Eating more, not less, better for the health

Related tags Nutrition

Diets which restrict the types of food we can eat in order to
promote are bad for our health because we are genetically
predisposed to eat the broadest possible spectrum of food, a new
book claims.

Diets which restrict the types of food consumers can eat in order to promote weight loss may in fact be bad for their health, according to researchers from the University of Arkansas.

Peter Ungar, an anthropologist at the University, said that humans had evolved to consume the widest possible range of foods, and that limiting that variety can lead to serious health risks.

"Americans assume that their diets are varied because of the seemingly infinite array of foods available to us,"​ Ungar said. "But if you look at the average American diet, it consists mainly of fat and starch. Occasionally, we throw in some tomatoes.

"Diets that purport to solve that problem by cutting out entire categories of food are taking the wrong approach,"​ he added. "The modern risk, at least in part, is that our diets aren't varied enough."

Ungar and his colleague Mark Teaford of Johns Hopkins University have just published a book entitled "Human Diet: its Origin and Evolution"​ which looks at the way human eating habits have developed and changed.

With input from physicians, anthropologists, nutritionists and paleontologists, the book examines human diet from the eating habits of our earliest ancestors to the diet-related health problems that plague our world today. The overall message of the book is clear: human beings evolved to eat the most varied diet of any species and the limited nature of our modern diet can therefore lead to chronic health problems.

Ungar and Teaford suggest that the discrepancy between modern eating habits and the metabolic functioning of the human body has given rise to such diseases as diabetes, cancer and heart disease. Further restriction of food intake, such as that prescribed by fad diets, has been shown to promote kidney failure, enlargement of the pancreas and iron deficiency.

By understanding the diet of Man's earliest ancestors, the researchers hope to identify how modern eating habits have diverged and to assess the physiological consequences of that divergence.

"We are unique in the broad spectrum of foods we take. Primates have a much broader diet than other animals, but we're like super-primates,"​ Ungar explained. "We can eat almost anything we want.

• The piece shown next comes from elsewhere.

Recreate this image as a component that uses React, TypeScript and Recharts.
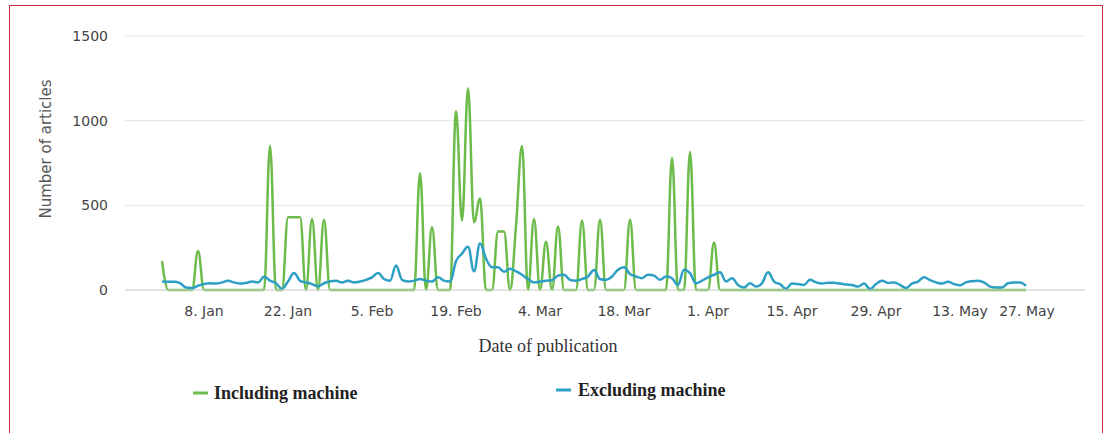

That's thanks to our fairly simple gut, our cultural ability to cook and detoxify foods and to our tools, which enable us to break down material that our teeth can't handle."

Nutritional quality has long been inadequate in the modern human diet, but Ungar and Teaford suggest that nutritional variety is also lacking. "As the medical field continues to find links between diet and disease, it becomes evident that the survival of our species may once again hinge on our ability to consume the right foods,"​ Ungar said.